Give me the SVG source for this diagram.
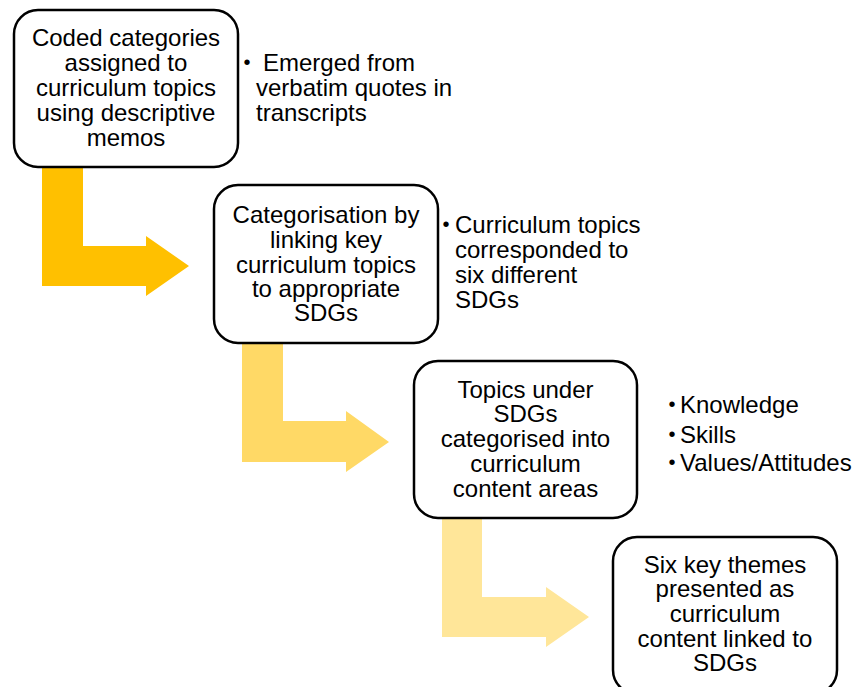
<svg xmlns="http://www.w3.org/2000/svg" width="857" height="687" viewBox="0 0 857 687">
<style>
.box{fill:#fff;stroke:#000;stroke-width:2.5}
text{font-family:"Liberation Sans",Arial,sans-serif;font-size:24px;fill:#000}
.c{text-anchor:middle}
.b{font-size:20px;text-anchor:middle}
</style>
<rect width="857" height="687" fill="#fff"/>
<g id="connectors">
<path d="M42,167 H83 V246 H146 V236 L189,266 L146,296 V286 H42 Z" fill="#FFC000"/>
<path d="M242,343 H283 V421 H346 V411 L389,442 L346,472 V462 H242 Z" fill="#FFD966"/>
<path d="M442,518 H482 V597 H546 V587 L589,617 L546,647 V637 H442 Z" fill="#FFE699"/>
</g>
<g id="node1">
<rect class="box" x="14" y="10" width="224" height="157" rx="24"/>
<text class="c" x="126" y="46">Coded categories</text>
<text class="c" x="126" y="71">assigned to</text>
<text class="c" x="126" y="96">curriculum topics</text>
<text class="c" x="126" y="121">using descriptive</text>
<text class="c" x="126" y="146">memos</text>
</g>
<g id="notes1">
<text class="b" x="247" y="69">•</text>
<text x="263" y="71">Emerged from</text>
<text x="256" y="96">verbatim quotes in</text>
<text x="256" y="121">transcripts</text>
</g>
<g id="node2">
<rect class="box" x="214" y="185" width="224" height="158" rx="24"/>
<text class="c" x="326" y="223">Categorisation by</text>
<text class="c" x="326" y="248">linking key</text>
<text class="c" x="326" y="273">curriculum topics</text>
<text class="c" x="326" y="297">to appropriate</text>
<text class="c" x="326" y="321">SDGs</text>
</g>
<g id="notes2">
<text class="b" x="446" y="231">•</text>
<text x="455" y="233">Curriculum topics</text>
<text x="455" y="258">corresponded to</text>
<text x="455" y="283">six different</text>
<text x="455" y="308">SDGs</text>
</g>
<g id="node3">
<rect class="box" x="414" y="361" width="223" height="157" rx="24"/>
<text class="c" x="525.5" y="398">Topics under</text>
<text class="c" x="525.5" y="422">SDGs</text>
<text class="c" x="525.5" y="447">categorised into</text>
<text class="c" x="525.5" y="472">curriculum</text>
<text class="c" x="525.5" y="497">content areas</text>
</g>
<g id="notes3">
<text class="b" x="672" y="411">•</text>
<text x="680" y="413">Knowledge</text>
<text class="b" x="672" y="441">•</text>
<text x="680" y="443">Skills</text>
<text class="b" x="672" y="469">•</text>
<text x="680" y="471">Values/Attitudes</text>
</g>
<g id="node4">
<rect class="box" x="613" y="537" width="224" height="157" rx="24"/>
<text class="c" x="725" y="573">Six key themes</text>
<text class="c" x="725" y="597">presented as</text>
<text class="c" x="725" y="622">curriculum</text>
<text class="c" x="725" y="647">content linked to</text>
<text class="c" x="725" y="671">SDGs</text>
</g>
</svg>
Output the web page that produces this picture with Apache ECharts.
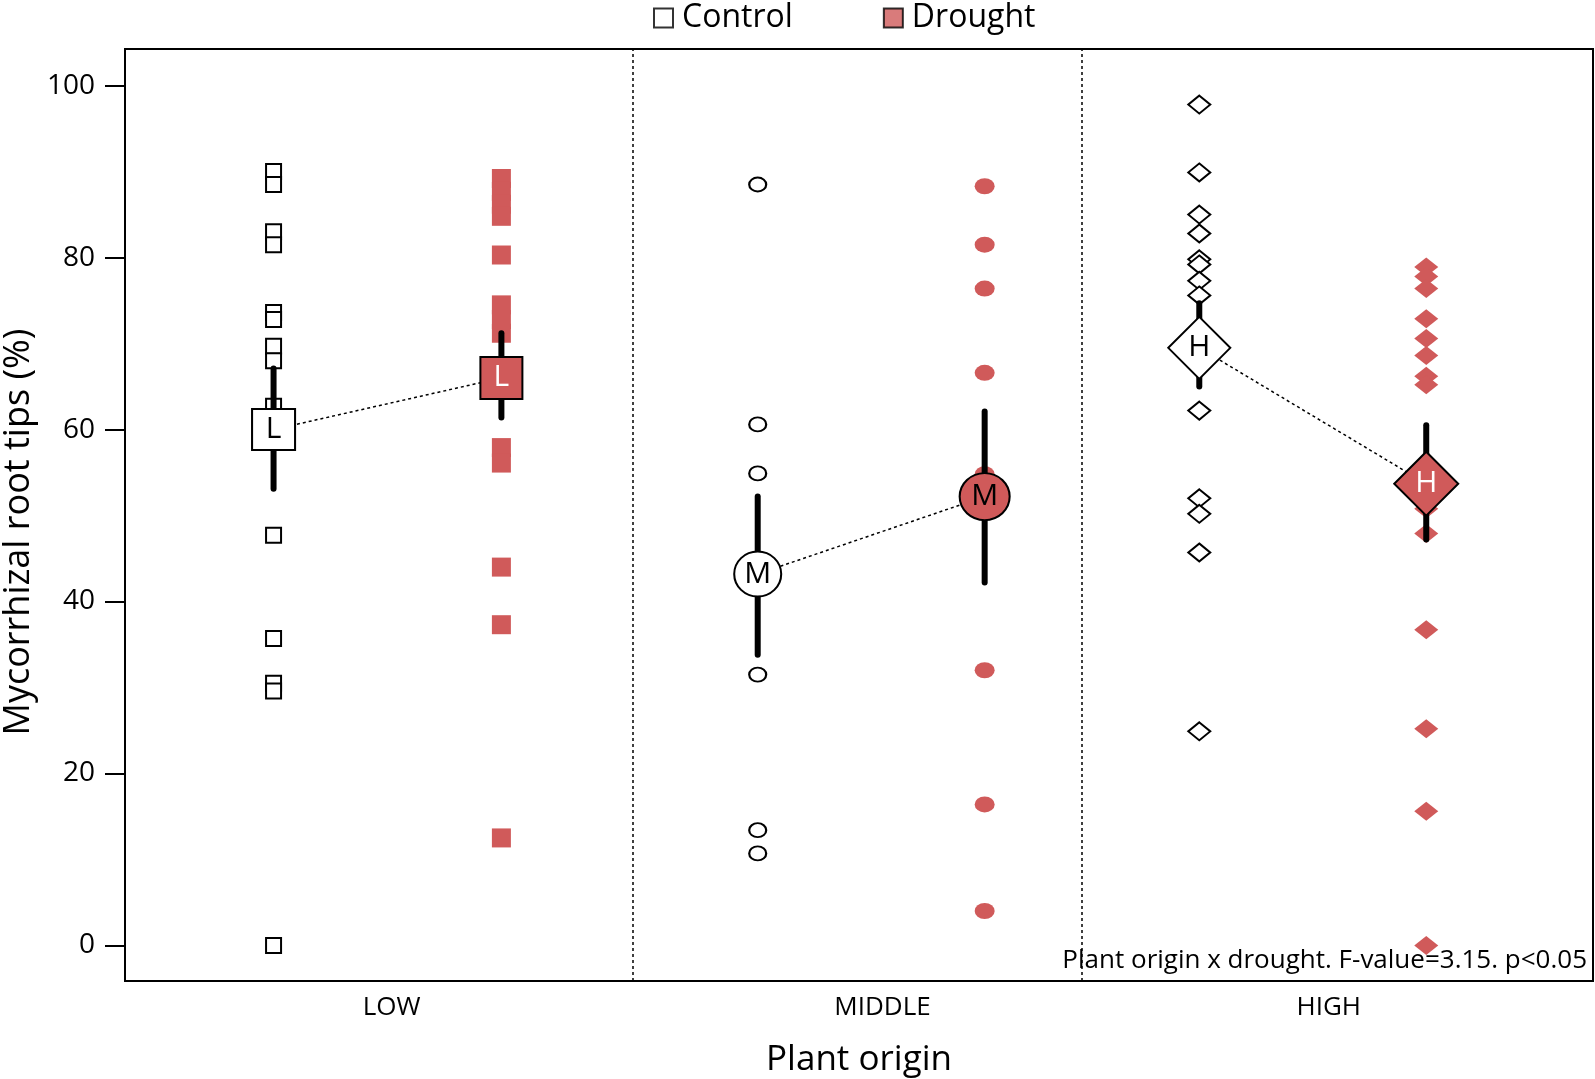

Task to complete
Pick out the lines containing the string "this" and show them.

Task response
Give me the SVG source for this diagram.
Output the web page that produces this picture with Apache ECharts.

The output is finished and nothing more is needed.